Germinal est immense, dans tous les sens du terme. C'est une oeuvre extrêmement riche, une fresque débordant de détails, si bien qu'il est particulièrement complexe d'en offrir une analyse approfondie. Je me contenterai donc ici de résumer ce que j'ai compris du sens global de l'oeuvre et de souligner certains aspects qui m'ont frappé au cours de sa lecture.
C'est premièrement le style naturaliste de Zola, qui impressionne par sa précision incisive, son sens du détail et son obsession de la vérité terriblement journalistique, qui est l'intérêt principal de l'oeuvre. A chaque paragraphe, l'auteur peint un tableau hyperréaliste de misère et d'oppression. Cette pauvreté qui est le quotidien des travailleurs, est dépeinte de façon extrêmement crue, presque agressive pour le lecteur. La violence est partout dans Germinal, et certains passages (la scène d'émasculation de l'épicier Maigrat, qui offre une violence quasi-visuelle) relèvent carrément de l'horreur. Et ce style naturaliste n'est pas incompatible, contrairement à ce que l'on pourrait penser, à l'abondance de figures de style (partie V, chapitre 5, l'hallucinante description de la révolte des mineurs, qui forment comme un seul bloc compact dans lequel on ne discerne plus que des bouts de jambes, de bras, et des armes de fortune) et à la présence de multiples niveaux de lecture.

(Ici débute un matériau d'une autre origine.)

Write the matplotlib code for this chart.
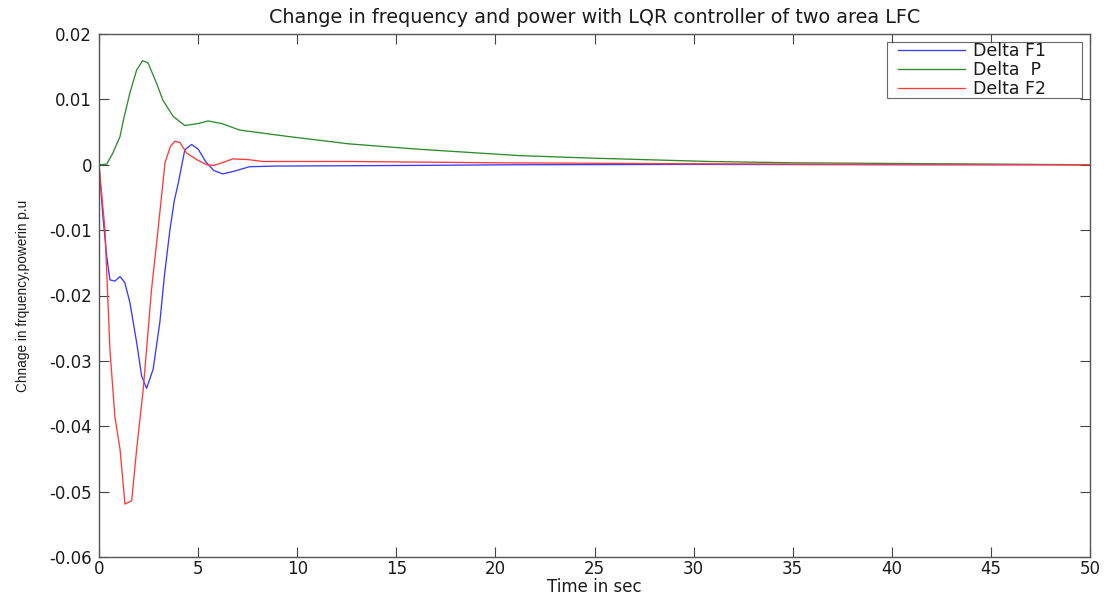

J'aime par exemple à considérer Germinal avant tout comme un roman d'apprentissage, et l'aventure d'Etienne Lantier comme un parcours initiatique. Au début jeune et ne connaissant rien au monde du travail, Etienne va voir sa conscience sociale s'éveiller au fur et à mesure de son séjour à Montsou, notamment grâce à Souvarine, qui peut être vu comme son mentor.

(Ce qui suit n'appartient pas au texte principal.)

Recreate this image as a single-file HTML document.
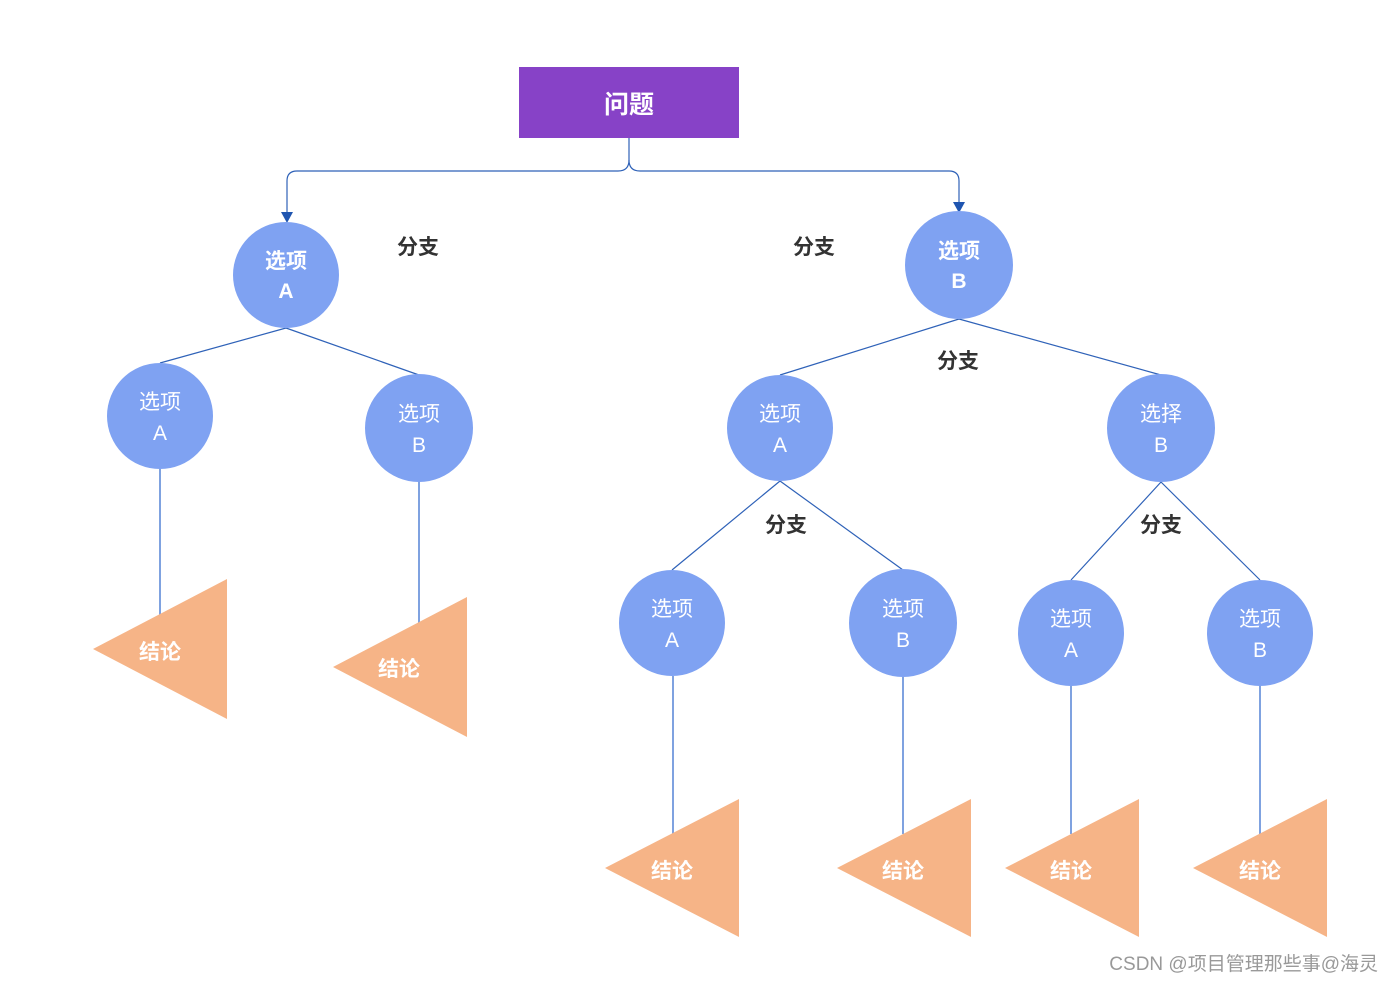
<!DOCTYPE html>
<html><head><meta charset="utf-8"><style>
html,body{margin:0;padding:0;background:#fff;}
svg{display:block;font-family:"Liberation Sans","Noto Sans CJK SC",sans-serif;}
</style></head><body>
<svg width="1392" height="982" viewBox="0 0 1392 982" xmlns="http://www.w3.org/2000/svg">
<rect x="519" y="67" width="220" height="71" fill="#8742C7"/>
<text x="629" y="113" font-size="25" font-weight="bold" fill="#fff" text-anchor="middle">问题</text>
<g fill="none" stroke="#2F62B8" stroke-width="1.2">
<path d="M629 138 V160 Q629 171 618 171 H297 Q287 171 287 181 V214"/>
<path d="M629 160 Q629 171 640 171 H949 Q959 171 959 181 V204"/>
<path d="M286 328 L160 363 M286 328 L419 375"/>
<path d="M959 319 L780 375 M959 319 L1161 375"/>
<path d="M780 481 L672 570 M780 481 L903 570"/>
<path d="M1161 482 L1071 580 M1161 482 L1260 580"/>
</g>
<g stroke="#7FA2E0" stroke-width="2">
<line x1="160" y1="469" x2="160" y2="616"/>
<line x1="419" y1="481" x2="419" y2="624"/>
<line x1="673" y1="676" x2="673" y2="834"/>
<line x1="903" y1="677" x2="903" y2="834"/>
<line x1="1071" y1="686" x2="1071" y2="834"/>
<line x1="1260" y1="686" x2="1260" y2="834"/>
</g>
<g fill="#1F55B0">
<path d="M281 212 L293 212 L287 223 Z"/>
<path d="M953 202 L965 202 L959 213 Z"/>
</g>
<g fill="#7FA2F2">
<circle cx="286" cy="275" r="53"/>
<circle cx="959" cy="265" r="54"/>
<circle cx="160" cy="416" r="53"/>
<circle cx="419" cy="428" r="54"/>
<circle cx="780" cy="428" r="53"/>
<circle cx="1161" cy="428" r="54"/>
<circle cx="672" cy="623" r="53"/>
<circle cx="903" cy="623" r="54"/>
<circle cx="1071" cy="633" r="53"/>
<circle cx="1260" cy="633" r="53"/>
</g>
<g fill="#F6B487">
<path d="M93 649 L227 579 L227 719 Z"/>
<path d="M333 667 L467 597 L467 737 Z"/>
<path d="M605 868 L739 799 L739 937 Z"/>
<path d="M837 868 L971 799 L971 937 Z"/>
<path d="M1005 868 L1139 799 L1139 937 Z"/>
<path d="M1193 868 L1327 799 L1327 937 Z"/>
</g>
<g fill="#fff" font-size="21" text-anchor="middle" font-weight="bold">
<text x="286" y="268">选项</text><text x="286" y="298">A</text>
<text x="959" y="258">选项</text><text x="959" y="288">B</text>
<text x="160" y="659">结论</text><text x="399" y="676">结论</text>
<text x="672" y="878">结论</text><text x="903" y="878">结论</text>
<text x="1071" y="878">结论</text><text x="1260" y="878">结论</text>
</g>
<g fill="#fff" font-size="21" text-anchor="middle">
<text x="160" y="409">选项</text><text x="160" y="440">A</text>
<text x="419" y="421">选项</text><text x="419" y="452">B</text>
<text x="780" y="421">选项</text><text x="780" y="452">A</text>
<text x="1161" y="421">选择</text><text x="1161" y="452">B</text>
<text x="672" y="616">选项</text><text x="672" y="647">A</text>
<text x="903" y="616">选项</text><text x="903" y="647">B</text>
<text x="1071" y="626">选项</text><text x="1071" y="657">A</text>
<text x="1260" y="626">选项</text><text x="1260" y="657">B</text>
</g>
<g fill="#333" font-size="21" font-weight="bold" text-anchor="middle">
<text x="418" y="254">分支</text>
<text x="814" y="254">分支</text>
<text x="958" y="368">分支</text>
<text x="786" y="532">分支</text>
<text x="1161" y="532">分支</text>
</g>
<text x="1378" y="970" font-size="19" fill="#999" text-anchor="end">CSDN @项目管理那些事@海灵</text>
</svg>
</body></html>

Finalement, le titre "Germinal" peut-être vu de plusieurs façons... Bon évidemment, il désigne cette naissance, ou cet éveil, de la conscience sociale et de l'esprit de révolte chez la classe ouvrière, avec cette métaphore de la germination des plantes, présente à la toute fin du roman. Germinal est également le septième mois du calendrier républicain, créé pendant la révolution. Le titre connote donc ici aussi une période révolutionnaire, une révolte populaire due à la misère. En provoquant chez le lecteur ces sentiments d'oppression et d'indignation, c'est Zola qui réussit à faire germer en lui la graine de la révolte. Le roman devient alors un outil de transmission de connaissances et d'engagements extrêmement puissant et la fin, envolée d'espoir après de longues péripéties tragiques, constitue un encouragement de l'auteur au lecteur, pour perpétuer cet esprit de rébellion, cette indignation, cette dignité...
"Encore, encore, de plus en plus distinctement, comme s'ils se fussent rapprochés du sol, les camarades tapaient. Aux rayons enflammés de l'astre, par cette matinée de jeunesse, c'était de cette rumeur que la campagne était grosse. Des hommes poussaient, une armée noire, vengeresse, qui germait lentement dans les sillons, grandissant pour les récoltes du siècle futur, et dont la germination allait bientôt faire éclater la terre."